Memórias antigas, anteriores às dos cronistas coloniais, às dos senhores forros e às dos contemporâneos conceitos de memórias individual e coletiva, foram preparadas por indígenas maias, astecas etc., que labutaram por construí-las, ainda que nem sempre ao modo e nem tampouco escritas em língua ocidental, mas em diálogo com eles a partir da conquista.
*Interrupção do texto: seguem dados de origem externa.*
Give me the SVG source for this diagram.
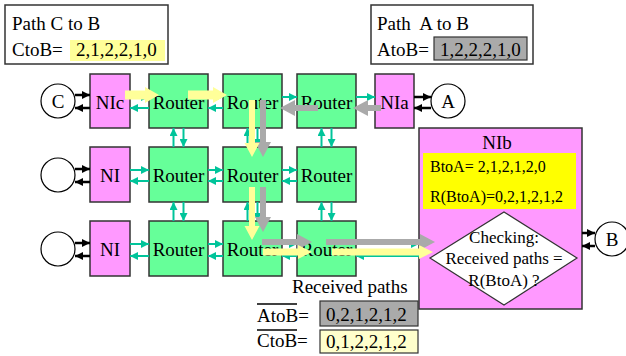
<svg xmlns="http://www.w3.org/2000/svg" width="626" height="356" viewBox="0 0 626 356">
  <style>
    text { font-family: "Liberation Serif", "Times New Roman", serif; fill: #000; }
    .lbl { font-size: 19px; }
    .mid { text-anchor: middle; }
    .ni { fill: #ff99ff; stroke: #333; stroke-width: 1.5; }
    .rt { fill: #66ff99; stroke: #333; stroke-width: 1.5; }
    .box { fill: #fff; stroke: #333; stroke-width: 1.5; }
    .end { fill: #fff; stroke: #000; stroke-width: 1.2; }
    .link { stroke: #00c49a; stroke-width: 2; fill: none; marker-end: url(#tealHead); }
    .io { stroke: #000; stroke-width: 2.5; fill: none; marker-end: url(#blackHead); }
    .pathC { fill: #ffff99; }
    .pathA { fill: #aaaaaa; }
  </style>
  <defs>
    <marker id="tealHead" viewBox="0 0 8 8" refX="8" refY="4" markerWidth="8" markerHeight="8" markerUnits="userSpaceOnUse" orient="auto">
      <path d="M0,0 L8,4 L0,8 Z" fill="#00c49a"/>
    </marker>
    <marker id="blackHead" viewBox="0 0 8 8" refX="8" refY="4" markerWidth="8" markerHeight="8" markerUnits="userSpaceOnUse" orient="auto">
      <path d="M0,0 L8,4 L0,8 Z" fill="#000"/>
    </marker>
  </defs>

  <!-- path C to B legend -->
  <g id="legendC">
    <rect class="box" x="5" y="5" width="163" height="59"/>
    <text class="lbl" x="12" y="30">Path C to B</text>
    <text class="lbl" x="12" y="56">CtoB=</text>
    <rect x="70" y="40" width="95" height="21" fill="#ffff99"/>
    <text class="lbl" x="76" y="56">2,1,2,2,1,0</text>
  </g>

  <!-- path A to B legend -->
  <g id="legendA">
    <rect class="box" x="371" y="5" width="162" height="59"/>
    <text class="lbl" x="377" y="30" xml:space="preserve">Path  A to B</text>
    <text class="lbl" x="377" y="56">AtoB=</text>
    <rect x="434" y="37" width="93" height="23" fill="#aaaaaa" stroke="#333" stroke-width="1.2"/>
    <text class="lbl" x="440" y="56">1,2,2,2,1,0</text>
  </g>

  <!-- end points -->
  <g id="nodeC"><circle class="end" cx="58" cy="101" r="17"/><text class="lbl mid" x="58" y="108">C</text></g>
  <g id="node2"><circle class="end" cx="58" cy="175" r="17"/></g>
  <g id="node3"><circle class="end" cx="58" cy="249" r="17"/></g>
  <g id="nodeA"><circle class="end" cx="448" cy="101" r="17"/><text class="lbl mid" x="448" y="108">A</text></g>
  <g id="nodeB"><circle class="end" cx="612" cy="239" r="17"/><text class="lbl mid" x="612" y="246">B</text></g>

  <!-- network interfaces -->
  <g id="niC"><rect class="ni" x="90" y="74" width="40" height="54"/><text class="lbl mid" x="110" y="109">NIc</text></g>
  <g id="ni2"><rect class="ni" x="90" y="147" width="40" height="55"/><text class="lbl mid" x="110" y="182">NI</text></g>
  <g id="ni3"><rect class="ni" x="90" y="221" width="40" height="55"/><text class="lbl mid" x="110" y="256">NI</text></g>
  <g id="niA"><rect class="ni" x="375" y="74" width="39" height="54"/><text class="lbl mid" x="394.5" y="109">NIa</text></g>

  <!-- routers -->
  <g id="r11"><rect class="rt" x="149" y="74" width="59" height="54"/><text class="lbl mid" x="178.5" y="109">Router</text></g>
  <g id="r12"><rect class="rt" x="223" y="74" width="59" height="54"/><text class="lbl mid" x="252.5" y="109">Router</text></g>
  <g id="r13"><rect class="rt" x="297" y="74" width="59" height="54"/><text class="lbl mid" x="326.5" y="109">Router</text></g>
  <g id="r21"><rect class="rt" x="149" y="147" width="59" height="55"/><text class="lbl mid" x="178.5" y="182">Router</text></g>
  <g id="r22"><rect class="rt" x="223" y="147" width="59" height="55"/><text class="lbl mid" x="252.5" y="182">Router</text></g>
  <g id="r23"><rect class="rt" x="297" y="147" width="59" height="55"/><text class="lbl mid" x="326.5" y="182">Router</text></g>
  <g id="r31"><rect class="rt" x="149" y="221" width="59" height="55"/><text class="lbl mid" x="178.5" y="256">Router</text></g>
  <g id="r32"><rect class="rt" x="223" y="221" width="59" height="55"/><text class="lbl mid" x="252.5" y="256">Router</text></g>
  <g id="r33"><rect class="rt" x="297" y="221" width="59" height="55"/><text class="lbl mid" x="326.5" y="256">Router</text></g>

  <!-- destination interface with checker -->
  <g id="niB">
    <rect class="ni" x="419" y="128" width="163" height="181"/>
    <text class="lbl mid" x="497" y="149">NIb</text>
    <rect x="423" y="153" width="153" height="56" fill="#ffff00"/>
    <text x="430" y="172" font-size="16">BtoA= 2,1,2,1,2,0</text>
    <text x="430" y="202" font-size="16">R(BtoA)=0,2,1,2,1,2</text>
    <polygon points="504,212 577,258 504,305 430,258" fill="#fff" stroke="#333" stroke-width="1.2"/>
    <text class="mid" x="504" y="243" font-size="17">Checking:</text>
    <text class="mid" x="504" y="264" font-size="17">Received paths =</text>
    <text class="mid" x="504" y="286" font-size="17">R(BtoA) ?</text>
  </g>

  <!-- received paths -->
  <g id="received">
    <text class="lbl" x="292" y="293">Received paths</text>
    <text class="lbl" x="257" y="322">AtoB=</text>
    <line x1="257" y1="304" x2="297" y2="304" stroke="#000" stroke-width="1.5"/>
    <rect x="320" y="301" width="98" height="25" fill="#aaaaaa" stroke="#333" stroke-width="1.2"/>
    <text class="lbl" x="326" y="321">0,2,1,2,1,2</text>
    <text class="lbl" x="257" y="347">CtoB=</text>
    <line x1="257" y1="330" x2="297" y2="330" stroke="#000" stroke-width="1.5"/>
    <rect x="320" y="330" width="98" height="23" fill="#ffffcc" stroke="#333" stroke-width="1.2"/>
    <text class="lbl" x="326" y="348">0,1,2,2,1,2</text>
  </g>

  <g id="connectors">
    <!-- endpoint to interface -->
    <line class="io" x1="75" y1="95" x2="90" y2="95"/>
    <line class="io" x1="90" y1="108" x2="75" y2="108"/>
    <line class="io" x1="75" y1="169" x2="90" y2="169"/>
    <line class="io" x1="90" y1="182" x2="75" y2="182"/>
    <line class="io" x1="75" y1="243" x2="90" y2="243"/>
    <line class="io" x1="90" y1="256" x2="75" y2="256"/>
    <line class="io" x1="414" y1="97" x2="431" y2="97"/>
    <line class="io" x1="431" y1="108" x2="414" y2="108"/>
    <line class="io" x1="582" y1="233" x2="595" y2="233"/>
    <line class="io" x1="595" y1="246" x2="582" y2="246"/>

    <!-- row 1 links -->
    <line class="link" x1="130" y1="97" x2="149" y2="97"/>
    <line class="link" x1="149" y1="108" x2="130" y2="108"/>
    <line class="link" x1="208" y1="97" x2="223" y2="97"/>
    <line class="link" x1="223" y1="108" x2="208" y2="108"/>
    <line class="link" x1="282" y1="97" x2="297" y2="97"/>
    <line class="link" x1="297" y1="108" x2="282" y2="108"/>
    <line class="link" x1="356" y1="97" x2="375" y2="97"/>
    <line class="link" x1="375" y1="108" x2="356" y2="108"/>
    <!-- row 2 links -->
    <line class="link" x1="130" y1="170" x2="149" y2="170"/>
    <line class="link" x1="149" y1="181" x2="130" y2="181"/>
    <line class="link" x1="208" y1="170" x2="223" y2="170"/>
    <line class="link" x1="223" y1="181" x2="208" y2="181"/>
    <line class="link" x1="282" y1="170" x2="297" y2="170"/>
    <line class="link" x1="297" y1="181" x2="282" y2="181"/>
    <!-- row 3 links -->
    <line class="link" x1="130" y1="244" x2="149" y2="244"/>
    <line class="link" x1="149" y1="256" x2="130" y2="256"/>
    <line class="link" x1="208" y1="244" x2="223" y2="244"/>
    <line class="link" x1="223" y1="256" x2="208" y2="256"/>
    <line class="link" x1="282" y1="244" x2="297" y2="244"/>
    <line class="link" x1="297" y1="256" x2="282" y2="256"/>
    <line class="link" x1="356" y1="244" x2="419" y2="244"/>
    <line class="link" x1="419" y1="256" x2="356" y2="256"/>
    <!-- vertical links row 1 / row 2 -->
    <line class="link" x1="173.5" y1="147" x2="173.5" y2="128"/>
    <line class="link" x1="183.5" y1="128" x2="183.5" y2="147"/>
    <line class="link" x1="247.5" y1="147" x2="247.5" y2="128"/>
    <line class="link" x1="257.5" y1="128" x2="257.5" y2="147"/>
    <line class="link" x1="321.5" y1="147" x2="321.5" y2="128"/>
    <line class="link" x1="331.5" y1="128" x2="331.5" y2="147"/>
    <!-- vertical links row 2 / row 3 -->
    <line class="link" x1="173.5" y1="221" x2="173.5" y2="202"/>
    <line class="link" x1="183.5" y1="202" x2="183.5" y2="221"/>
    <line class="link" x1="247.5" y1="221" x2="247.5" y2="202"/>
    <line class="link" x1="257.5" y1="202" x2="257.5" y2="221"/>
    <line class="link" x1="321.5" y1="221" x2="321.5" y2="202"/>
    <line class="link" x1="331.5" y1="202" x2="331.5" y2="221"/>

    <!-- route A to B -->
    <polygon class="pathA" points="381,105 368,105 368,100 353,108 368,116 368,111 381,111"/>
    <polygon class="pathA" points="318,105 295,105 295,100 280,108 295,116 295,111 318,111"/>
    <polygon class="pathA" points="260,100 266,100 266,142 271,142 263,157 255,142 260,142"/>
    <polygon class="pathA" points="260,187 266,187 266,217 271,217 263,232 255,217 260,217"/>
    <polygon class="pathA" points="262,239 297,239 297,234 312,242 297,250 297,245 262,245"/>
    <polygon class="pathA" points="326,239 420,239 420,234 435,242 420,250 420,245 326,245"/>

    <!-- route C to B -->
    <polygon class="pathC" points="125,90.5 145,90.5 145,87 159,95 145,103 145,99.5 125,99.5"/>
    <polygon class="pathC" points="188,90.5 213,90.5 213,87 227,95 213,103 213,99.5 188,99.5"/>
    <polygon class="pathC" points="249,100 255,100 255,143 259.5,143 252,157 244.5,143 249,143"/>
    <polygon class="pathC" points="249,187 255,187 255,226 259.5,226 252,240 244.5,226 249,226"/>
    <polygon class="pathC" points="263,248.5 298,248.5 298,245 312,252 298,259 298,255.5 263,255.5"/>
    <polygon class="pathC" points="332,248.5 419,248.5 419,245 433,252 419,259 419,255.5 332,255.5"/>
  </g>
</svg>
As memórias eram sentidas e vividas, mas, ontem e hoje, elites e gentes comuns, sobretudo indígenas mais idosos, não necessariamente partilhavam as mesmas escolhas de recordações e esquecimentos, como etnograficamente nos ensina Carmen Bernand no capítulo 6. Antiga, mas também renovada no limiar da época moderna, a escravidão ibérica logo tratou de registrar a “color” dos escravos da Índia asiática e da Índia do Brasil que eram vendidos em Sevilha e em outras partes de Espanha quinhentista, mas a rarefação demográfica e a altíssima mortalidade, sobretudo dos índios do Brasil, talvez tenha levado ao esquecimento de sua presença no mundo ibérico europeu, como se nota na ótima abordagem de Rafael García e Manuel Chaves no capítulo 7. Novamente, a memória que ainda se constrói em nosso tempo, relativa ao império do Brasil oitocentista, prima e (nem) se esforça por tentar esquecer, como o século XX o fez, a escravidão e outras formas de trabalho forçado de povos indígenas. O apagamento das memórias históricas sobre indígenas ainda reitera a argumentação da necessidade de incorporá-los à cristandade, à civilização e à sociedade… nem que seja à força, como brilhantemente Patrícia Sampaio e Márcio Henrique não nos deixam esquecer.
Memórias da escravidão em mundos ibero-americanos (Séculos XVI-XXI), analisadas no presente do passado escravista e no nosso mundo presente, demonstram a persistência das escolhas de silêncios ou de lembranças sobre a secular desigualdade social.
Vitória da Conquista / Rio de Janeiro, fevereiro de 2019.